I’ve seen claims of the form: “The system of claims 1 - 20, using Y instead of X”.
How about:
- A system comprising 42 widgets.
- The system of claim 1, with a different pre-determined number of widgets
Is that OK, or is it invalid because it implicitly contains an infinite number of claims which are not specified explicitly?
Well, how about the following patent application:
- A system created by taking a natural number N, creating a base-256 representation of said number N, interpreting said base-256 representation of said number N as a sequence of UTF-8 encoded characters, and interpreting said sequence of characters as the specification for the system.
Or how about:
- A system consisting of a sonic screwdriver and a bowtie.
- Claim 1, with the text “a sonic screwdriver and a bowtie.” replaced by an arbitrary sequence of Unicode characters.
I also like that you have blithely glossed over the moral implications of creating a simulated universe containing beings who think they are sentient (prove it!) just to invent stuff for you.
I think I have described the modern corporation.
I worked at a company where I was tasked with writing up information on our patents for the patent attorneys. I was coached by the attorneys in the patent process.
Unfortunately, the real process is WAY more complicated than people think.
Prior to my schooling, I thought patents protected the little inventor, like this: Invent something, apply for patent, patent office does a review, get patent, no one can make your thing.

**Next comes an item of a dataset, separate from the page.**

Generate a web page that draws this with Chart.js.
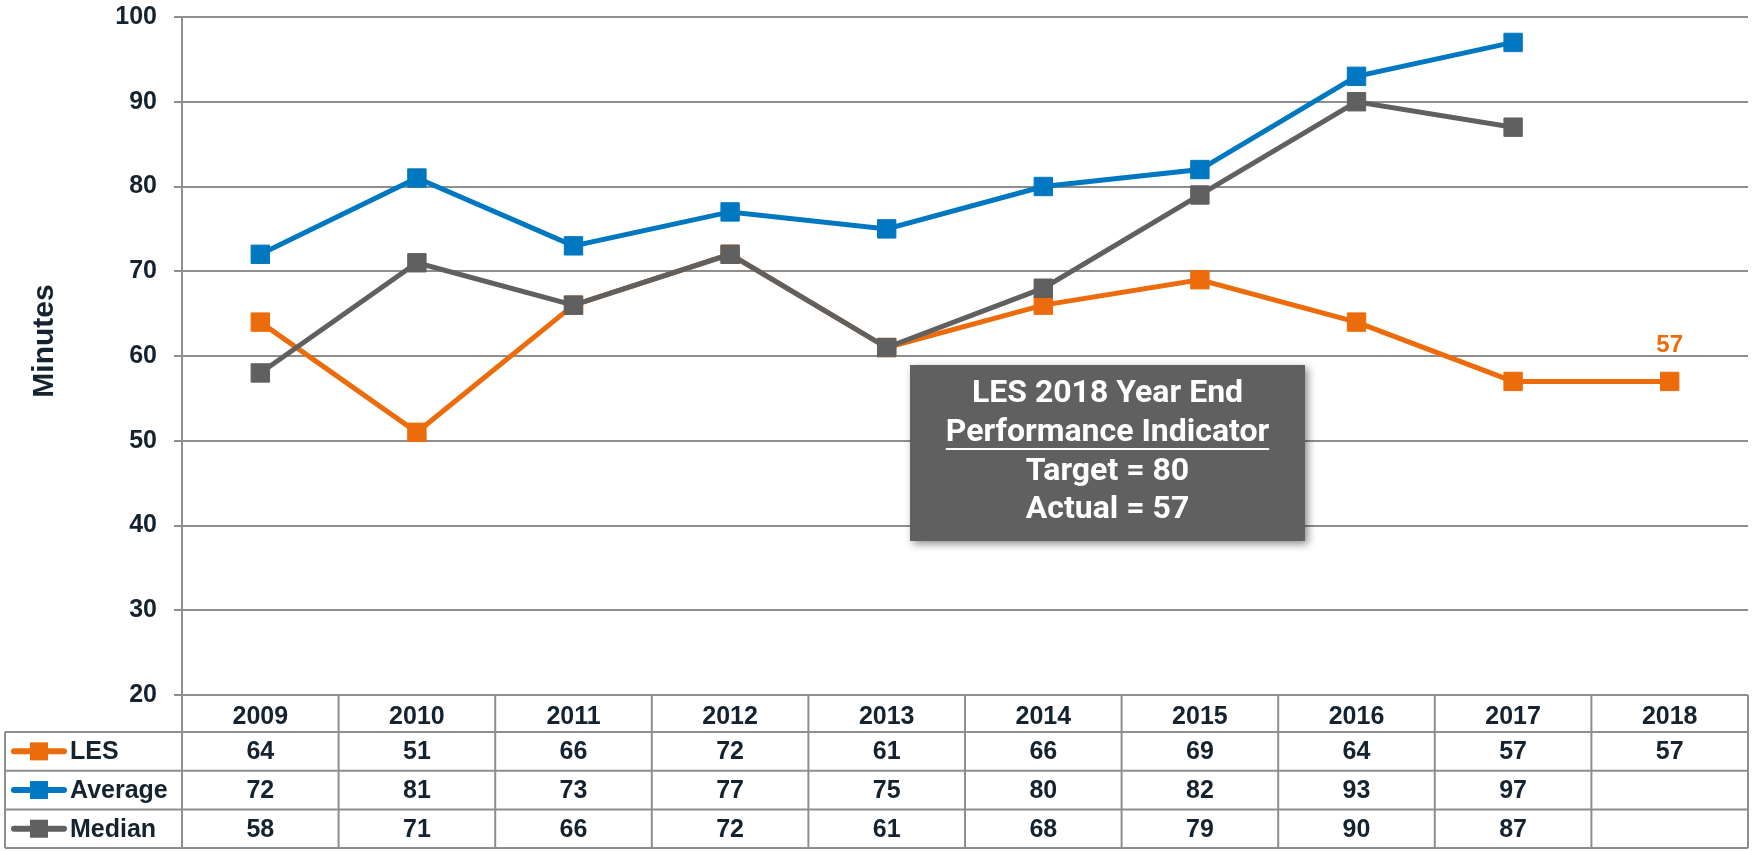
<!DOCTYPE html>
<html>
<head>
<meta charset="utf-8">
<script src="https://cdn.jsdelivr.net/npm/chart.js@4/dist/chart.umd.min.js"></script>
<style>
  html, body { margin: 0; padding: 0; background: #ffffff; }
  #wrap { width: 1762px; height: 851px; position: relative; }
</style>
</head>
<body>
<div id="wrap"><canvas id="c" width="1762" height="851"></canvas></div>
<script>
const years = ['2009', '2010', '2011', '2012', '2013', '2014', '2015', '2016', '2017', '2018'];
const lesValues = [64, 51, 66, 72, 61, 66, 69, 64, 57, 57];
const averageValues = [72, 81, 73, 77, 75, 80, 82, 93, 97, null];
const medianValues = [58, 71, 66, 72, 61, 68, 79, 90, 87, null];
const yTicks = [20, 30, 40, 50, 60, 70, 80, 90, 100];
const seriesNames = ['LES', 'Average', 'Median'];
const seriesColors = ['#EC6C0B', '#0078C1', '#606060'];
const boxLines = ['LES 2018 Year End', 'Performance Indicator', 'Target = 80', 'Actual = 57'];
const yTitle = 'Minutes';

const TEXT = '#14232f';
const GRID = '#8e8e8e';
const FONT = '"Liberation Sans", Arial, sans-serif';
const FS = 25;

const tablePlugin = {
  id: 'tablePlugin',
  afterDraw(chart) {
    const ctx = chart.ctx;
    const xs = chart.scales.x;
    const area = chart.chartArea;
    const left = area.left, right = area.right;
    const headTop = area.bottom;
    const headH = 37;
    const rowH = 38.7;
    const tableLeft = 5;
    const colW = (right - left) / years.length;
    const rowsTop = headTop + headH;
    const bottom = rowsTop + rowH * 3;

    ctx.save();
    // y-axis title
    ctx.save();
    ctx.translate(45, (area.top + area.bottom) / 2 - 15);
    ctx.rotate(-Math.PI / 2);
    ctx.fillStyle = TEXT;
    ctx.font = 'bold 30px ' + FONT;
    ctx.textAlign = 'center';
    ctx.textBaseline = 'middle';
    ctx.fillText(yTitle, 0, 0);
    ctx.restore();

    ctx.strokeStyle = GRID;
    ctx.lineWidth = 2;
    ctx.beginPath();
    ctx.moveTo(left, headTop); ctx.lineTo(right, headTop);
    for (let r = 0; r <= 3; r++) {
      const y = rowsTop + r * rowH;
      ctx.moveTo(tableLeft, y); ctx.lineTo(right, y);
    }
    ctx.moveTo(tableLeft, rowsTop); ctx.lineTo(tableLeft, bottom);
    for (let k = 0; k <= years.length; k++) {
      const x = left + k * colW;
      ctx.moveTo(x, headTop); ctx.lineTo(x, bottom);
    }
    ctx.stroke();

    const seriesData = [lesValues, averageValues, medianValues];
    ctx.fillStyle = TEXT;
    ctx.font = 'bold ' + FS + 'px ' + FONT;
    ctx.textAlign = 'center';
    ctx.textBaseline = 'middle';
    for (let r = 0; r < 3; r++) {
      const yc = rowsTop + r * rowH + rowH / 2 + 1;
      seriesData[r].forEach((v, i) => {
        if (v === null) return;
        ctx.fillText(String(v), xs.getPixelForValue(i), yc);
      });
    }
    for (let r = 0; r < 3; r++) {
      const yc = rowsTop + r * rowH + rowH / 2;
      ctx.strokeStyle = seriesColors[r];
      ctx.lineWidth = 6;
      ctx.lineCap = 'round';
      ctx.beginPath();
      ctx.moveTo(14, yc); ctx.lineTo(64, yc);
      ctx.stroke();
      ctx.fillStyle = seriesColors[r];
      ctx.fillRect(30, yc - 9, 18, 18);
      ctx.fillStyle = TEXT;
      ctx.textAlign = 'left';
      ctx.font = 'bold ' + FS + 'px ' + FONT;
      ctx.fillText(seriesNames[r], 70, yc + 1);
    }

    const meta = chart.getDatasetMeta(0);
    const lastPt = meta.data[lesValues.length - 1];
    ctx.fillStyle = seriesColors[0];
    ctx.font = 'bold 24px ' + FONT;
    ctx.textAlign = 'center';
    ctx.textBaseline = 'middle';
    ctx.fillText(String(lesValues[lesValues.length - 1]), lastPt.x, lastPt.y - 36);

    const bx = 910, by = 365, bw = 395, bh = 176;
    ctx.save();
    ctx.shadowColor = 'rgba(0,0,0,0.45)';
    ctx.shadowBlur = 8;
    ctx.shadowOffsetX = 3;
    ctx.shadowOffsetY = 3;
    ctx.fillStyle = '#606060';
    ctx.fillRect(bx, by, bw, bh);
    ctx.restore();
    ctx.fillStyle = '#ffffff';
    ctx.font = 'bold 32px Roboto, "Liberation Sans", sans-serif';
    ctx.textAlign = 'center';
    ctx.textBaseline = 'middle';
    const cx = bx + bw / 2;
    const lineYs = [by + 29, by + 68, by + 107, by + 145];
    boxLines.forEach((t, i) => {
      ctx.fillText(t, cx, lineYs[i]);
      if (i === 1) {
        const w = ctx.measureText(t).width;
        ctx.fillRect(cx - w / 2, lineYs[i] + 15, w, 2);
      }
    });
    ctx.restore();
  }
};

const mkDs = (label, data, color, order) => ({
  label, data,
  borderColor: color,
  backgroundColor: color,
  borderWidth: 5,
  pointStyle: 'rect',
  pointRadius: 13,
  pointBorderWidth: 1,
  pointBorderColor: color,
  pointBackgroundColor: color,
  tension: 0,
  order
});

new Chart(document.getElementById('c'), {
  type: 'line',
  data: {
    labels: years,
    datasets: [
      mkDs(seriesNames[0], lesValues, seriesColors[0], 3),
      mkDs(seriesNames[1], averageValues, seriesColors[1], 1),
      mkDs(seriesNames[2], medianValues, seriesColors[2], 2)
    ]
  },
  options: {
    responsive: false,
    animation: false,
    layout: { padding: { top: 17, right: 1, left: 0, bottom: 0 } },
    plugins: { legend: { display: false }, tooltip: { enabled: false } },
    scales: {
      x: {
        offset: true,
        grid: { display: false, drawTicks: false },
        border: { display: false },
        ticks: {
          color: TEXT,
          font: { family: FONT, weight: 'bold', size: FS },
          padding: 7,
          maxRotation: 0,
          autoSkip: false
        },
        afterFit(s) { s.height = 156; }
      },
      y: {
        min: 20, max: 100,
        afterBuildTicks(s) { s.ticks = yTicks.map(v => ({ value: v })); },
        ticks: {
          color: TEXT,
          font: { family: FONT, weight: 'bold', size: FS },
          padding: 17
        },
        grid: { color: GRID, lineWidth: 2, tickLength: 8 },
        border: { color: GRID, width: 2 },
        title: { display: false },
        afterFit(s) { s.width = 182; s.paddingTop = 0; s.paddingBottom = 0; }
      }
    }
  },
  plugins: [tablePlugin]
});
</script>
</body>
</html>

Now I know patents protect the big companies with big pockets, like this:
Invent something
Apply for a patent on it and anything similar you can think of
Patent office does a review. They have their heads up their asses. They give you some kind of crazy response that shows they have no idea what you are talking about.
You rebut.
Wash, rinse, repeat for about 10 years.
You end up with a patent for something completely different from what you started out with.
Anyone can make your thing and you need to have lots and lots of cash to defend your own patent.